### INFORMATION PROVIDED
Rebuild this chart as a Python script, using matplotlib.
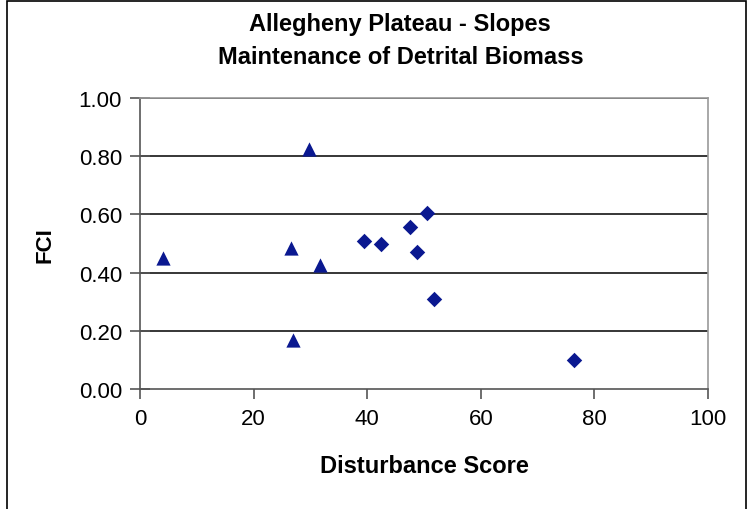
import matplotlib
matplotlib.use("Agg")
import matplotlib.pyplot as plt
from matplotlib.patches import Rectangle

# data
tri_x = [4.0, 26.5, 29.8, 31.7, 26.9]
tri_y = [0.45, 0.485, 0.825, 0.425, 0.17]
dia_x = [39.4, 42.4, 47.6, 48.7, 50.6, 51.8, 76.4]
dia_y = [0.51, 0.50, 0.555, 0.47, 0.605, 0.31, 0.10]
x_ticks = [0, 20, 40, 60, 80, 100]
y_ticks = [0.0, 0.2, 0.4, 0.6, 0.8, 1.0]

plt.rcParams['font.family'] = ['Liberation Sans', 'DejaVu Sans']
navy = '#0a1890'

fig = plt.figure(figsize=(7.49, 5.10), dpi=100)
ax = fig.add_axes([140 / 749, 1 - 390 / 510, 568 / 749, 291 / 510])

ax.scatter(tri_x, tri_y, marker='^', s=105, color=navy, zorder=3, linewidths=0)
ax.scatter(dia_x, dia_y, marker='D', s=62, color=navy, zorder=3, linewidths=0)

ax.set_xlim(0, 100)
ax.set_ylim(0, 1.0)
ax.set_xticks(x_ticks)
ax.set_yticks(y_ticks)
ax.set_yticklabels([f"{v:.2f}" for v in y_ticks])
ax.tick_params(axis='both', labelsize=16, color='#555555', width=1.2)
ax.tick_params(axis='x', direction='out', length=7, pad=7)
ax.tick_params(axis='y', direction='inout', length=14, pad=6)

for v in y_ticks[1:]:
    ax.axhline(v, color='black', lw=1.1, zorder=1)

for side in ['top', 'right']:
    ax.spines[side].set_color('#999999')
for side in ['left', 'bottom']:
    ax.spines[side].set_color('#555555')
for s in ax.spines.values():
    s.set_linewidth(1.2)

ax.set_xlabel('Disturbance Score', fontsize=17, fontweight='bold', va='center')
ax.xaxis.set_label_coords(424 / 749, 1 - 467 / 510, transform=fig.transFigure)
ax.set_ylabel('FCI', fontsize=16, fontweight='bold', va='center')
ax.yaxis.set_label_coords(45 / 749, 1 - 245 / 510, transform=fig.transFigure)

fig.text(400 / 749, 1 - 25 / 510, 'Allegheny Plateau - Slopes', ha='center', va='center',
         fontsize=17, fontweight='bold')
fig.text(401 / 749, 1 - 57 / 510, 'Maintenance of Detrital Biomass', ha='center', va='center',
         fontsize=17, fontweight='bold')

# chart area border
fig.patches.append(Rectangle((7 / 749, -0.05), 739 / 749, 1.05 - 1.5 / 510,
                             transform=fig.transFigure, fill=False,
                             edgecolor='black', lw=1.2))

fig.savefig('out.png', dpi=100)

### WHAT TO PRODUCE
Repeat the listing above up to and including the line with "ax.tick_params(axis='y', direction='inout', length=14, pad=6)", starting from its first line. Drop any pictures.

### RESPONSE BELOW
Rebuild this chart as a Python script, using matplotlib.
import matplotlib
matplotlib.use("Agg")
import matplotlib.pyplot as plt
from matplotlib.patches import Rectangle

# data
tri_x = [4.0, 26.5, 29.8, 31.7, 26.9]
tri_y = [0.45, 0.485, 0.825, 0.425, 0.17]
dia_x = [39.4, 42.4, 47.6, 48.7, 50.6, 51.8, 76.4]
dia_y = [0.51, 0.50, 0.555, 0.47, 0.605, 0.31, 0.10]
x_ticks = [0, 20, 40, 60, 80, 100]
y_ticks = [0.0, 0.2, 0.4, 0.6, 0.8, 1.0]

plt.rcParams['font.family'] = ['Liberation Sans', 'DejaVu Sans']
navy = '#0a1890'

fig = plt.figure(figsize=(7.49, 5.10), dpi=100)
ax = fig.add_axes([140 / 749, 1 - 390 / 510, 568 / 749, 291 / 510])

ax.scatter(tri_x, tri_y, marker='^', s=105, color=navy, zorder=3, linewidths=0)
ax.scatter(dia_x, dia_y, marker='D', s=62, color=navy, zorder=3, linewidths=0)

ax.set_xlim(0, 100)
ax.set_ylim(0, 1.0)
ax.set_xticks(x_ticks)
ax.set_yticks(y_ticks)
ax.set_yticklabels([f"{v:.2f}" for v in y_ticks])
ax.tick_params(axis='both', labelsize=16, color='#555555', width=1.2)
ax.tick_params(axis='x', direction='out', length=7, pad=7)
ax.tick_params(axis='y', direction='inout', length=14, pad=6)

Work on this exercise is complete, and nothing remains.